Intra-articular glucocorticoid injections are commonplace in the management of both symptomatic osteoarthritis of the knee and Baker's cysts (3,4). They have been shown to be both effective in the short term management of painful arthritis (5) and in reducing the size of Baker's cysts (3). Complications are rare and are generally considered to be safe when administered by an experienced physician (6), the most common complication being sepsis (7). Septic arthritis complicating intra-articular glucocorticoid injection is between 1 in 3000 and 1 in 50,000 (0.002%) (8).
Although uncommon, to date there are approximately 20 reported cases of primary infected Baker's cysts in the literature, the majority are secondary to Staphylococcus aureus (8). Other detected organisms include; mycobacterium tuberculosis, candida albicans and streptococcus pneumoniae (8). Nevertheless, the literature does not contain any reported cases of Baker's cyst infection following intra-articular steroid injection. Most commonly the symptoms of infection usually occur 3-4 days following injection (6). Due to the anatomical connection between the Baker's cyst and the synovial cavity of the knee joint sepsis from one has a potential to spread to the other.

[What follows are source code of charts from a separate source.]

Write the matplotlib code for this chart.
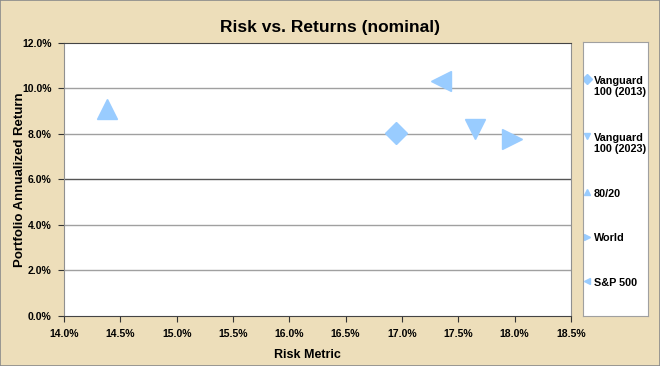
import numpy as np
import matplotlib
matplotlib.use("Agg")
import matplotlib.pyplot as plt
from matplotlib.patches import Rectangle
from matplotlib.ticker import FuncFormatter

# Data
series = ["Vanguard\n100 (2013)", "Vanguard\n100 (2023)", "80/20", "World", "S&P 500"]
markers = ["D", "v", "^", ">", "<"]
risk = [16.95, 17.65, 14.38, 17.98, 17.35]        # % risk metric
returns = [8.05, 8.2, 9.1, 7.8, 10.35]            # % annualized return

x_ticks = [14.0, 14.5, 15.0, 15.5, 16.0, 16.5, 17.0, 17.5, 18.0, 18.5]
y_ticks = [0.0, 2.0, 4.0, 6.0, 8.0, 10.0, 12.0]

bg = "#EDDEBA"
blue = "#99CCFF"
plt.rcParams.update({
    "font.family": ["Liberation Sans", "DejaVu Sans"],
    "font.weight": "bold",
})

fig = plt.figure(figsize=(6.6, 3.66), dpi=100)
fig.patch.set_facecolor(bg)
fig.patches.append(Rectangle((0, 0), 1, 1, transform=fig.transFigure,
                             fill=False, edgecolor="#8a8a8a", linewidth=1.2))

ax = fig.add_axes([0.097, 0.1366, 0.768, 0.746])
ax.set_facecolor("white")

for x, y, m in zip(risk, returns, markers):
    ms = 11 if m == "D" else 15
    ax.plot(x, y, marker=m, markersize=ms, color=blue, linestyle="none", zorder=3)

ax.set_xlim(x_ticks[0], x_ticks[-1])
ax.set_ylim(y_ticks[0], y_ticks[-1])
ax.set_xticks(x_ticks)
ax.set_yticks(y_ticks)
pct = FuncFormatter(lambda v, p: f"{v:.1f}%")
ax.xaxis.set_major_formatter(pct)
ax.yaxis.set_major_formatter(pct)
ax.tick_params(labelsize=7.5, length=4, width=0.8, color="#333333", pad=5)
for lab in ax.get_xticklabels() + ax.get_yticklabels():
    lab.set_fontweight("bold")

for y in y_ticks[1:-1]:
    ax.axhline(y, color="#555555" if y == 6.0 else "#a0a0a0", linewidth=1, zorder=1)

for s in ["top", "bottom"]:
    ax.spines[s].set_color("#444444")
for s in ["left", "right"]:
    ax.spines[s].set_color("#909090")

ax.set_xlabel("Risk Metric", fontsize=9, fontweight="bold")
ax.xaxis.set_label_coords(0.48, -0.12)
ax.set_ylabel("Portfolio Annualized Return", fontsize=9.5, fontweight="bold")
ax.yaxis.set_label_coords(-0.075, 0.5)

fig.text(0.5, 0.926, "Risk vs. Returns (nominal)", ha="center", va="center",
         fontsize=12.5, fontweight="bold")

# Legend box drawn as its own axes
lax = fig.add_axes([0.883, 0.1366, 0.099, 0.749])
lax.set_xlim(0, 1)
lax.set_ylim(0, 1)
lax.set_xticks([])
lax.set_yticks([])
for s in lax.spines.values():
    s.set_color("#a0a0a0")
legend_y = [0.865, 0.655, 0.452, 0.29, 0.128]
for lbl, m, ly in zip(series, markers, legend_y):
    lax.plot(0.07, ly, marker=m, markersize=5, color=blue, linestyle="none")
    lax.text(0.17, ly + 0.012, lbl, ha="left", va="top", fontsize=7.8,
             fontweight="bold", linespacing=1.15)

fig.savefig("out.png", dpi=100, facecolor=bg)
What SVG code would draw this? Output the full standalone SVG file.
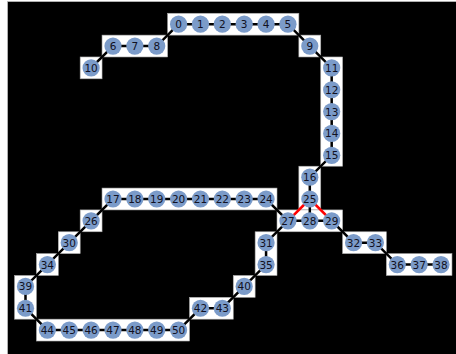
<svg xmlns="http://www.w3.org/2000/svg" width="456" height="354" viewBox="0 0 456 354">
<style>
.bg{fill:#000;stroke:#bbb;stroke-width:0.8}
.box{fill:#fff;stroke:#aaa;stroke-width:0.6}
.e{stroke:#000;stroke-width:2.5;fill:none}
.r{stroke:#f00;stroke-width:2.5;fill:none}
circle{fill:#7b9bc9}
text{font-family:"DejaVu Sans",sans-serif;font-size:10.5px;fill:#111122;text-anchor:middle;dominant-baseline:central}
</style>
<rect width="456" height="354" fill="#fff"/>
<rect class="bg" x="7.5" y="1.5" width="450" height="354"/>
<g id="boxes">
<rect class="box" x="167.65" y="13.27" width="131.22" height="21.85"/>
<rect class="box" x="102.04" y="35.12" width="65.61" height="21.85"/>
<rect class="box" x="80.17" y="56.97" width="21.87" height="21.85"/>
<rect class="box" x="298.87" y="35.12" width="21.87" height="21.85"/>
<rect class="box" x="320.74" y="56.97" width="21.87" height="109.25"/>
<rect class="box" x="298.87" y="166.22" width="21.87" height="43.7"/>
<rect class="box" x="102.04" y="188.07" width="174.96" height="21.85"/>
<rect class="box" x="277.0" y="209.92" width="65.61" height="21.85"/>
<rect class="box" x="80.17" y="209.92" width="21.87" height="21.85"/>
<rect class="box" x="58.3" y="231.77" width="21.87" height="21.85"/>
<rect class="box" x="255.13" y="231.77" width="21.87" height="43.7"/>
<rect class="box" x="342.61" y="231.77" width="43.74" height="21.85"/>
<rect class="box" x="36.43" y="253.62" width="21.87" height="21.85"/>
<rect class="box" x="386.35" y="253.62" width="65.61" height="21.85"/>
<rect class="box" x="14.56" y="275.47" width="21.87" height="43.7"/>
<rect class="box" x="233.26" y="275.47" width="21.87" height="21.85"/>
<rect class="box" x="189.52" y="297.32" width="43.74" height="21.85"/>
<rect class="box" x="36.43" y="319.17" width="153.09" height="21.85"/>
</g>
<g id="connectors">
<path class="e" d="M178.59,24.2H287.94L309.81,46.05L331.68,67.9V155.3L309.81,177.15V220.85"/>
<path class="e" d="M178.59,24.2L156.72,46.05H112.98L91.11,67.9"/>
<path class="e" d="M287.94,220.85H331.68L353.55,242.7H375.42L397.29,264.55H441.03"/>
<path class="e" d="M287.94,220.85L266.07,199H112.98L91.11,220.85L25.5,286.4V308.25L47.37,330.1H178.59L200.46,308.25H222.33L244.2,286.4L266.07,264.55V242.7L287.94,220.85"/>
<path class="r" d="M309.81,199L287.94,220.85M309.81,199L331.68,220.85"/>
</g>
<g id="n0"><circle cx="178.59" cy="24.2" r="8.6"/><text x="178.59" y="24.2">0</text></g>
<g id="n1"><circle cx="200.46" cy="24.2" r="8.6"/><text x="200.46" y="24.2">1</text></g>
<g id="n2"><circle cx="222.33" cy="24.2" r="8.6"/><text x="222.33" y="24.2">2</text></g>
<g id="n3"><circle cx="244.2" cy="24.2" r="8.6"/><text x="244.2" y="24.2">3</text></g>
<g id="n4"><circle cx="266.07" cy="24.2" r="8.6"/><text x="266.07" y="24.2">4</text></g>
<g id="n5"><circle cx="287.94" cy="24.2" r="8.6"/><text x="287.94" y="24.2">5</text></g>
<g id="n6"><circle cx="112.98" cy="46.05" r="8.6"/><text x="112.98" y="46.05">6</text></g>
<g id="n7"><circle cx="134.85" cy="46.05" r="8.6"/><text x="134.85" y="46.05">7</text></g>
<g id="n8"><circle cx="156.72" cy="46.05" r="8.6"/><text x="156.72" y="46.05">8</text></g>
<g id="n9"><circle cx="309.81" cy="46.05" r="8.6"/><text x="309.81" y="46.05">9</text></g>
<g id="n10"><circle cx="91.11" cy="67.9" r="8.6"/><text x="91.11" y="67.9">10</text></g>
<g id="n11"><circle cx="331.68" cy="67.9" r="8.6"/><text x="331.68" y="67.9">11</text></g>
<g id="n12"><circle cx="331.68" cy="89.75" r="8.6"/><text x="331.68" y="89.75">12</text></g>
<g id="n13"><circle cx="331.68" cy="111.6" r="8.6"/><text x="331.68" y="111.6">13</text></g>
<g id="n14"><circle cx="331.68" cy="133.45" r="8.6"/><text x="331.68" y="133.45">14</text></g>
<g id="n15"><circle cx="331.68" cy="155.3" r="8.6"/><text x="331.68" y="155.3">15</text></g>
<g id="n16"><circle cx="309.81" cy="177.15" r="8.6"/><text x="309.81" y="177.15">16</text></g>
<g id="n17"><circle cx="112.98" cy="199" r="8.6"/><text x="112.98" y="199">17</text></g>
<g id="n18"><circle cx="134.85" cy="199" r="8.6"/><text x="134.85" y="199">18</text></g>
<g id="n19"><circle cx="156.72" cy="199" r="8.6"/><text x="156.72" y="199">19</text></g>
<g id="n20"><circle cx="178.59" cy="199" r="8.6"/><text x="178.59" y="199">20</text></g>
<g id="n21"><circle cx="200.46" cy="199" r="8.6"/><text x="200.46" y="199">21</text></g>
<g id="n22"><circle cx="222.33" cy="199" r="8.6"/><text x="222.33" y="199">22</text></g>
<g id="n23"><circle cx="244.2" cy="199" r="8.6"/><text x="244.2" y="199">23</text></g>
<g id="n24"><circle cx="266.07" cy="199" r="8.6"/><text x="266.07" y="199">24</text></g>
<g id="n25"><circle cx="309.81" cy="199" r="8.6"/><text x="309.81" y="199">25</text></g>
<g id="n26"><circle cx="91.11" cy="220.85" r="8.6"/><text x="91.11" y="220.85">26</text></g>
<g id="n27"><circle cx="287.94" cy="220.85" r="8.6"/><text x="287.94" y="220.85">27</text></g>
<g id="n28"><circle cx="309.81" cy="220.85" r="8.6"/><text x="309.81" y="220.85">28</text></g>
<g id="n29"><circle cx="331.68" cy="220.85" r="8.6"/><text x="331.68" y="220.85">29</text></g>
<g id="n30"><circle cx="69.24" cy="242.7" r="8.6"/><text x="69.24" y="242.7">30</text></g>
<g id="n31"><circle cx="266.07" cy="242.7" r="8.6"/><text x="266.07" y="242.7">31</text></g>
<g id="n32"><circle cx="353.55" cy="242.7" r="8.6"/><text x="353.55" y="242.7">32</text></g>
<g id="n33"><circle cx="375.42" cy="242.7" r="8.6"/><text x="375.42" y="242.7">33</text></g>
<g id="n34"><circle cx="47.37" cy="264.55" r="8.6"/><text x="47.37" y="264.55">34</text></g>
<g id="n35"><circle cx="266.07" cy="264.55" r="8.6"/><text x="266.07" y="264.55">35</text></g>
<g id="n36"><circle cx="397.29" cy="264.55" r="8.6"/><text x="397.29" y="264.55">36</text></g>
<g id="n37"><circle cx="419.16" cy="264.55" r="8.6"/><text x="419.16" y="264.55">37</text></g>
<g id="n38"><circle cx="441.03" cy="264.55" r="8.6"/><text x="441.03" y="264.55">38</text></g>
<g id="n39"><circle cx="25.5" cy="286.4" r="8.6"/><text x="25.5" y="286.4">39</text></g>
<g id="n40"><circle cx="244.2" cy="286.4" r="8.6"/><text x="244.2" y="286.4">40</text></g>
<g id="n41"><circle cx="25.5" cy="308.25" r="8.6"/><text x="25.5" y="308.25">41</text></g>
<g id="n42"><circle cx="200.46" cy="308.25" r="8.6"/><text x="200.46" y="308.25">42</text></g>
<g id="n43"><circle cx="222.33" cy="308.25" r="8.6"/><text x="222.33" y="308.25">43</text></g>
<g id="n44"><circle cx="47.37" cy="330.1" r="8.6"/><text x="47.37" y="330.1">44</text></g>
<g id="n45"><circle cx="69.24" cy="330.1" r="8.6"/><text x="69.24" y="330.1">45</text></g>
<g id="n46"><circle cx="91.11" cy="330.1" r="8.6"/><text x="91.11" y="330.1">46</text></g>
<g id="n47"><circle cx="112.98" cy="330.1" r="8.6"/><text x="112.98" y="330.1">47</text></g>
<g id="n48"><circle cx="134.85" cy="330.1" r="8.6"/><text x="134.85" y="330.1">48</text></g>
<g id="n49"><circle cx="156.72" cy="330.1" r="8.6"/><text x="156.72" y="330.1">49</text></g>
<g id="n50"><circle cx="178.59" cy="330.1" r="8.6"/><text x="178.59" y="330.1">50</text></g>
</svg>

As a result, rupture of these infected Baker's cysts can result in abscess formation (9,10).
In summary, we postulate that although the washout addressed the infection within the cavity of the knee joint, due to the continuity of the joint cavity with the cyst, the infection in the Baker's cyst remained untreated. This then ruptured and resulted in abscess formation in the calf. Although rare, this case illustrates that infection of a Baker's cyst may complicate septic arthritis leading to abscess formation which must not be overlooked.
This case illustrates two points, depomedrone injection can lead to infection of a Bakers cyst which can rupture and cause a calf abscess. Secondly, treatment of a pyathrosis with an associated Bakers cyst needs to address the Bakers cyst, either through a separate incision or through arthroscopy.